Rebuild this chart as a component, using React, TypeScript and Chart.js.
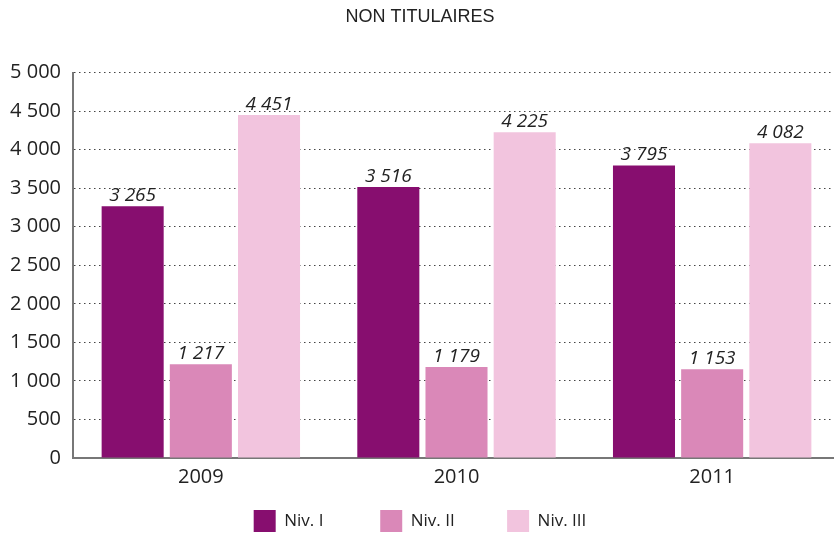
import React, { useEffect, useRef } from "react";
import { Chart, registerables } from "chart.js";

Chart.register(...registerables);

const categories = ["2009", "2010", "2011"];
const nivI = [3265, 3516, 3795];
const nivII = [1217, 1179, 1153];
const nivIII = [4451, 4225, 4082];
const seriesNames = ["Niv. I", "Niv. II", "Niv. III"];
const legendSpacers = ["\u2003\u2003  ", "\u2003\u2003 ", ""];
const seriesColors = ["#870E6F", "#DA88B8", "#F2C4DE"];
const yTicks = [0, 500, 1000, 1500, 2000, 2500, 3000, 3500, 4000, 4500, 5000];
const title = "NON TITULAIRES";

const fmt = (v: number) => String(v).replace(/\B(?=(\d{3})+(?!\d))/g, " ");

const FONT = "'Open Sans', 'Noto Sans', sans-serif";

const valueLabels = {
  id: "valueLabels",
  afterDatasetsDraw(chart: any) {
    const ctx = chart.ctx;
    ctx.save();
    ctx.font = `italic 19px ${FONT}`;
    ctx.fillStyle = "#222";
    ctx.textAlign = "center";
    ctx.textBaseline = "bottom";
    chart.data.datasets.forEach((ds: any, i: number) => {
      const meta = chart.getDatasetMeta(i);
      meta.data.forEach((bar: any, j: number) => {
        ctx.fillText(fmt(ds.data[j]), bar.x, bar.y - 1);
      });
    });
    ctx.restore();
  },
};

export default function App() {
  const ref = useRef<HTMLCanvasElement>(null);
  useEffect(() => {
    if (!ref.current) return;
    const chart = new Chart(ref.current, {
      type: "bar",
      data: {
        labels: categories,
        datasets: [nivI, nivII, nivIII].map((d, i) => ({
          label: seriesNames[i],
          data: d,
          backgroundColor: seriesColors[i],
          borderWidth: 0,
          categoryPercentage: 0.8,
          barPercentage: 0.91,
        })),
      },
      options: {
        responsive: false,
        animation: false,
        devicePixelRatio: 1,
        layout: { padding: { left: 0, right: 6, top: 0, bottom: 0 } },
        plugins: {
          title: {
            display: true,
            text: title,
            color: "#222",
            font: { family: "'Liberation Sans', Arial, sans-serif", size: 18, weight: "normal" },
            padding: { top: 6, bottom: 45 },
          },
          legend: {
            position: "bottom",
            labels: {
              boxWidth: 22,
              boxHeight: 22,
              padding: 14,
              color: "#222",
              font: { family: FONT, size: 17 },
              generateLabels: (chart: any) =>
                chart.data.datasets.map((ds: any, i: number) => ({
                  text: seriesNames[i] + legendSpacers[i],
                  fillStyle: seriesColors[i],
                  strokeStyle: seriesColors[i],
                  lineWidth: 0,
                  hidden: false,
                  datasetIndex: i,
                  fontColor: "#222",
                })),
            },
          },
          tooltip: { enabled: false },
        },
        scales: {
          x: {
            grid: { display: false, drawTicks: false },
            border: { display: true, color: "#777", width: 2 },
            ticks: { color: "#222", font: { family: FONT, size: 20 }, padding: 7 },
          },
          y: {
            min: 0,
            max: 5000,
            afterFit: (s: any) => {
              s.width = 73;
            },
            afterBuildTicks: (s: any) => {
              s.ticks = yTicks.map((v) => ({ value: v }));
            },
            grid: { color: "#444", lineWidth: 1, drawTicks: false },
            border: { display: true, color: "#777", width: 2, dash: [1.5, 3.5] },
            ticks: {
              color: "#222",
              font: { family: FONT, size: 20 },
              padding: 12,
              callback: (v: any) => fmt(Number(v)),
            },
          },
        },
      },
      plugins: [valueLabels],
    });
    return () => chart.destroy();
  }, []);
  return (
    <div style={{ position: "absolute", left: 0, top: 0, width: 834, height: 534, overflow: "hidden", background: "#fff" }}>
      <canvas ref={ref} width={846} height={542} />
    </div>
  );
}
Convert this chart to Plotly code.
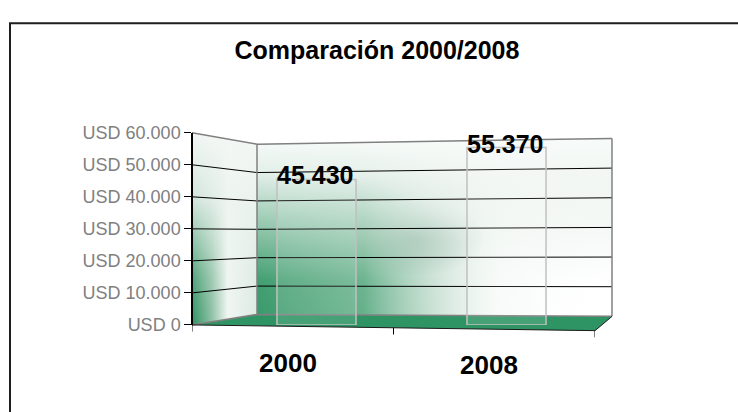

========

Reproduce the listing exactly. Leave its pictures out.

- WRITTEN SOLUTION
Rebuild this chart as a component, using React, TypeScript and Chart.js.
import React, { useEffect, useRef } from "react";
import { Chart, registerables } from "chart.js";

Chart.register(...registerables);

const categories = ["2009", "2010", "2011"];
const nivI = [3265, 3516, 3795];
const nivII = [1217, 1179, 1153];
const nivIII = [4451, 4225, 4082];
const seriesNames = ["Niv. I", "Niv. II", "Niv. III"];
const legendSpacers = ["\u2003\u2003  ", "\u2003\u2003 ", ""];
const seriesColors = ["#870E6F", "#DA88B8", "#F2C4DE"];
const yTicks = [0, 500, 1000, 1500, 2000, 2500, 3000, 3500, 4000, 4500, 5000];
const title = "NON TITULAIRES";

const fmt = (v: number) => String(v).replace(/\B(?=(\d{3})+(?!\d))/g, " ");

const FONT = "'Open Sans', 'Noto Sans', sans-serif";

const valueLabels = {
  id: "valueLabels",
  afterDatasetsDraw(chart: any) {
    const ctx = chart.ctx;
    ctx.save();
    ctx.font = `italic 19px ${FONT}`;
    ctx.fillStyle = "#222";
    ctx.textAlign = "center";
    ctx.textBaseline = "bottom";
    chart.data.datasets.forEach((ds: any, i: number) => {
      const meta = chart.getDatasetMeta(i);
      meta.data.forEach((bar: any, j: number) => {
        ctx.fillText(fmt(ds.data[j]), bar.x, bar.y - 1);
      });
    });
    ctx.restore();
  },
};

export default function App() {
  const ref = useRef<HTMLCanvasElement>(null);
  useEffect(() => {
    if (!ref.current) return;
    const chart = new Chart(ref.current, {
      type: "bar",
      data: {
        labels: categories,
        datasets: [nivI, nivII, nivIII].map((d, i) => ({
          label: seriesNames[i],
          data: d,
          backgroundColor: seriesColors[i],
          borderWidth: 0,
          categoryPercentage: 0.8,
          barPercentage: 0.91,
        })),
      },
      options: {
        responsive: false,
        animation: false,
        devicePixelRatio: 1,
        layout: { padding: { left: 0, right: 6, top: 0, bottom: 0 } },
        plugins: {
          title: {
            display: true,
            text: title,
            color: "#222",
            font: { family: "'Liberation Sans', Arial, sans-serif", size: 18, weight: "normal" },
            padding: { top: 6, bottom: 45 },
          },
          legend: {
            position: "bottom",
            labels: {
              boxWidth: 22,
              boxHeight: 22,
              padding: 14,
              color: "#222",
              font: { family: FONT, size: 17 },
              generateLabels: (chart: any) =>
                chart.data.datasets.map((ds: any, i: number) => ({
                  text: seriesNames[i] + legendSpacers[i],
                  fillStyle: seriesColors[i],
                  strokeStyle: seriesColors[i],
                  lineWidth: 0,
                  hidden: false,
                  datasetIndex: i,
                  fontColor: "#222",
                })),
            },
          },
          tooltip: { enabled: false },
        },
        scales: {
          x: {
            grid: { display: false, drawTicks: false },
            border: { display: true, color: "#777", width: 2 },
            ticks: { color: "#222", font: { family: FONT, size: 20 }, padding: 7 },
          },
          y: {
            min: 0,
            max: 5000,
            afterFit: (s: any) => {
              s.width = 73;
            },
            afterBuildTicks: (s: any) => {
              s.ticks = yTicks.map((v) => ({ value: v }));
            },
            grid: { color: "#444", lineWidth: 1, drawTicks: false },
            border: { display: true, color: "#777", width: 2, dash: [1.5, 3.5] },
            ticks: {
              color: "#222",
              font: { family: FONT, size: 20 },
              padding: 12,
              callback: (v: any) => fmt(Number(v)),
            },
          },
        },
      },
      plugins: [valueLabels],
    });
    return () => chart.destroy();
  }, []);
  return (
    <div style={{ position: "absolute", left: 0, top: 0, width: 834, height: 534, overflow: "hidden", background: "#fff" }}>
      <canvas ref={ref} width={846} height={542} />
    </div>
  );
}
Convert this chart to Plotly code.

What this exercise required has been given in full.